**WORK TO COMPLETE**:
Only a number is wanted: how many lines in the records below contain "matplotlib"?

**RECORD EXCERPTS**:

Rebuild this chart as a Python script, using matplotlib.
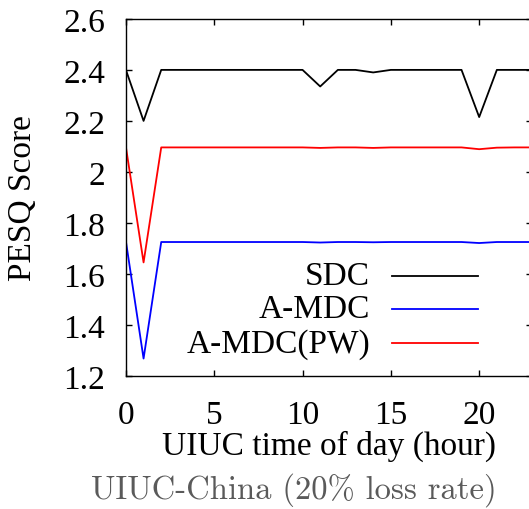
import matplotlib
matplotlib.use('Agg')
import matplotlib.pyplot as plt

# PESQ score per hour of day (UIUC-China, 20% loss rate)
hours = list(range(24))
sdc = [2.40, 2.20, 2.40, 2.40, 2.40, 2.40, 2.40, 2.40, 2.40, 2.40, 2.40, 2.335,
       2.40, 2.40, 2.39, 2.40, 2.40, 2.40, 2.40, 2.40, 2.215, 2.40, 2.40, 2.40]
amdc = [1.728, 1.268, 1.725, 1.725, 1.725, 1.725, 1.725, 1.725, 1.725, 1.725, 1.725, 1.723,
        1.725, 1.725, 1.724, 1.725, 1.725, 1.725, 1.725, 1.725, 1.721, 1.725, 1.725, 1.725]
amdc_pw = [2.098, 1.645, 2.096, 2.096, 2.096, 2.096, 2.096, 2.096, 2.096, 2.096, 2.096, 2.094,
           2.096, 2.096, 2.094, 2.096, 2.096, 2.096, 2.096, 2.096, 2.089, 2.095, 2.096, 2.096]

series = [('SDC', sdc, 'black'), ('A-MDC', amdc, 'blue'), ('A-MDC(PW)', amdc_pw, 'red')]

yticks = [1.2, 1.4, 1.6, 1.8, 2.0, 2.2, 2.4, 2.6]
ytick_labels = ['1.2', '1.4', '1.6', '1.8', '2', '2.2', '2.4', '2.6']
xticks = [0, 5, 10, 15, 20]

plt.rcParams.update({
    'font.family': 'Liberation Serif',
    'font.size': 24,
})

fig = plt.figure(figsize=(5.29, 5.10), dpi=100)
ax = fig.add_axes([0.238, 0.261, 0.768, 0.700])

for name, vals, col in series:
    ax.plot(hours, vals, color=col, lw=1.3)

ax.set_xlim(0, 23)
ax.set_ylim(1.2, 2.6)
ax.set_xticks(xticks)
ax.set_yticks(yticks)
ax.set_yticklabels(ytick_labels)
ax.tick_params(direction='in', length=4, width=1, top=True, right=True,
               labelsize=24)
ax.tick_params(axis='y', pad=15)
ax.tick_params(axis='x', pad=17)
for sp in ax.spines.values():
    sp.set_linewidth(1.0)

ax.set_ylabel('PESQ Score', fontsize=24, labelpad=18)
ax.set_xlabel('UIUC time of day (hour)', fontsize=24, labelpad=0)

# gnuplot-style legend: right aligned text, line sample on the right
leg_y = [0.28, 0.188, 0.091]
for (name, vals, col), ly in zip(series, leg_y):
    ax.text(0.601, ly, name, transform=ax.transAxes, ha='right', va='center',
            fontsize=24)
    ax.plot([0.655, 0.867], [ly, ly], transform=ax.transAxes, color=col, lw=1.3)

fig.text(0.556, 0.022, 'UIUC-China (20% loss rate)', ha='center', va='baseline',
         fontsize=23.5, color='#5a5a5a', family='cmr10')

fig.savefig('out.png', dpi=100)
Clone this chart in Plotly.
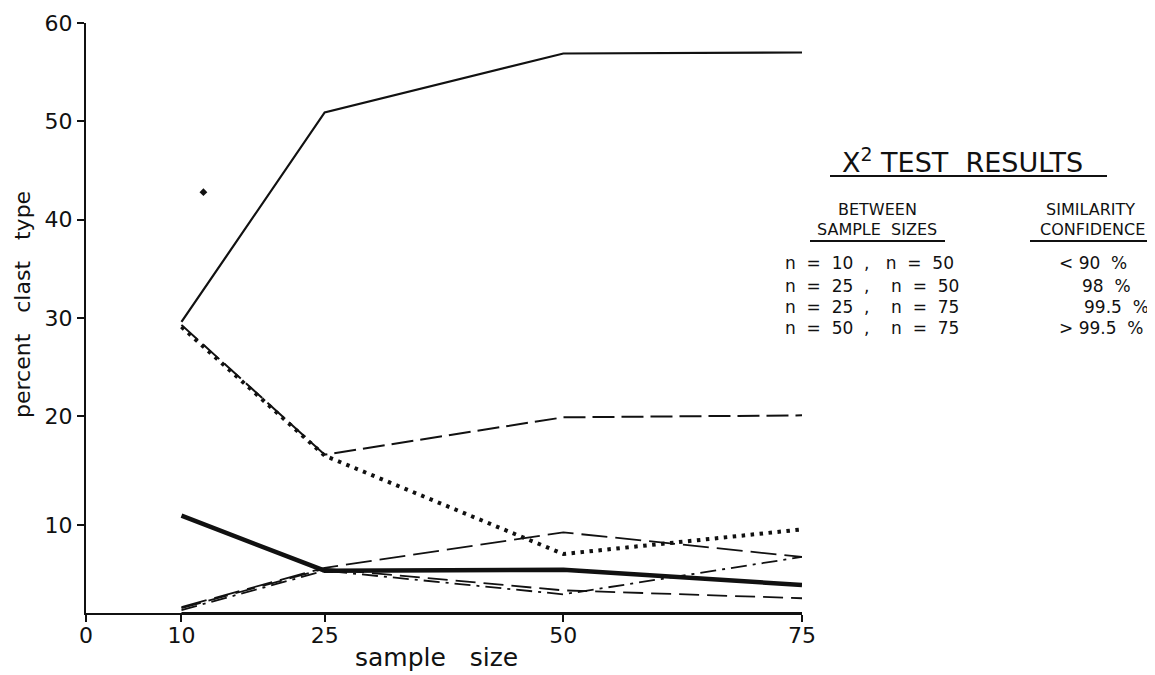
import plotly.graph_objects as go

# ---------------- data ----------------
sample_sizes = [10, 25, 50, 75]

series_solid_top = [29.6, 50.9, 56.9, 57.0]
series_longdash_top = [29.3, 16.1, 19.9, 20.1]
series_dotted = [29.1, 16.0, 6.0, 8.5]
series_thick = [9.9, 4.3, 4.4, 2.85]
series_longdash_low = [0.6, 4.6, 8.2, 5.7]
series_dashdot = [0.3, 4.3, 1.9, 5.7]
series_dashed_low = [0.5, 4.5, 2.3, 1.5]
series_base = [0.0, 0.0, 0.0, 0.0]

stray_x = [12.3]
stray_y = [42.8]

x_tick_values = [0, 10, 25, 50, 75]
x_tick_labels = ["0", "10", "25", "50", "75"]
y_tick_values = [8.9, 20, 30, 40, 50, 60]   # the "10" tick sits low in the original drawing
y_tick_labels = ["10", "20", "30", "40", "50", "60"]

x_title = "sample   size"
y_title = "percent   clast   type"
table_title = "X<sup>2</sup> TEST  RESULTS"
col1_header = ["BETWEEN", "SAMPLE  SIZES"]
col2_header = ["SIMILARITY", "CONFIDENCE"]
table_pairs = [
    "n  =  10  ,   n  =  50",
    "n  =  25  ,    n  =  50",
    "n  =  25  ,    n  =  75",
    "n  =  50  ,    n  =  75",
]
table_conf = ["< 90  %", "98  %", "99.5  %", "> 99.5  %"]

# ---------------- layout geometry ----------------
W, H = 1155, 675
PAGE = 8                        # page body margin around the figure
L, R, T, B = 86, 802, 23, 613   # plot area in screen pixels


def px(xs):
    return (xs - L) / (R - L)


def py(ys):
    return (B - ys) / (B - T)


FONT = "DejaVu Sans"
BLACK = "#111111"

fig = go.Figure()


def add_line(y, width, dash, name):
    fig.add_trace(go.Scatter(
        x=sample_sizes, y=y, mode="lines", name=name,
        line=dict(color=BLACK, width=width, dash=dash),
        showlegend=False, hoverinfo="skip"))


add_line(series_base, 2, "solid", "base")
add_line(series_solid_top, 2.2, "solid", "solid")
add_line(series_longdash_top, 2, "22px,7px", "long dash")
add_line(series_dotted, 4, "3.5px,5.5px", "dotted")
add_line(series_thick, 4.5, "solid", "thick")
add_line(series_longdash_low, 1.8, "26px,8px", "long dash low")
add_line(series_dashdot, 1.8, "16px,6px,3px,6px", "dash dot")
add_line(series_dashed_low, 1.8, "20px,8px", "dashed low")

fig.add_trace(go.Scatter(
    x=stray_x, y=stray_y, mode="markers",
    marker=dict(symbol="diamond", size=6, color=BLACK),
    showlegend=False, hoverinfo="skip"))

annotations = []
shapes = []


def note(text, xs, ys, size, anchor="center", angle=0):
    annotations.append(dict(
        text=text, x=px(xs), y=py(ys), xref="paper", yref="paper",
        showarrow=False, xanchor=anchor, yanchor="middle", textangle=angle,
        font=dict(family=FONT, size=size, color=BLACK)))


def rule(x0, x1, ys):
    shapes.append(dict(type="line", xref="paper", yref="paper",
                       x0=px(x0), x1=px(x1), y0=py(ys), y1=py(ys),
                       line=dict(color=BLACK, width=2)))


# axis titles
note(x_title, 436, 657, 25)
note(y_title, 22, 305, 22, angle=-90)

# chi-square table
note(table_title, 962, 160, 27)
rule(830, 1107, 176)

note(col1_header[0], 877, 209, 16)
note(col1_header[1], 877, 229, 16)
note(col2_header[0], 1090, 209, 16)
note(col2_header[1], 1092, 229, 16)
rule(810, 945, 241)
rule(1030, 1152, 241)

row_y = [263, 286, 307, 328]
conf_x = [1057, 1080, 1082, 1057]
for i, (pair, conf) in enumerate(zip(table_pairs, table_conf)):
    note(pair, 783, row_y[i], 17, "left")
    note(conf, conf_x[i], row_y[i], 17, "left")

fig.update_layout(
    width=W, height=H,
    margin=dict(l=L - PAGE, r=W - (R - PAGE), t=T - PAGE, b=H - (B - PAGE),
                pad=0),
    paper_bgcolor="white", plot_bgcolor="white",
    font=dict(family=FONT, color=BLACK),
    annotations=annotations, shapes=shapes,
    showlegend=False,
    xaxis=dict(
        range=[0, 75], showgrid=False, zeroline=False, automargin=False,
        showline=True, linecolor=BLACK, linewidth=2,
        ticks="outside", ticklen=7, tickwidth=2, tickcolor=BLACK,
        tickvals=x_tick_values, ticktext=x_tick_labels,
        ticklabelstandoff=-5,
        tickfont=dict(family=FONT, size=22, color=BLACK),
    ),
    yaxis=dict(
        range=[0, 60], showgrid=False, zeroline=False, automargin=False,
        showline=True, linecolor=BLACK, linewidth=2,
        ticks="outside", ticklen=7, tickwidth=2, tickcolor=BLACK,
        tickvals=y_tick_values, ticktext=y_tick_labels,
        tickfont=dict(family=FONT, size=22, color=BLACK),
    ),
)

fig.write_html("out.html")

**EXERCISE RESULT**:
4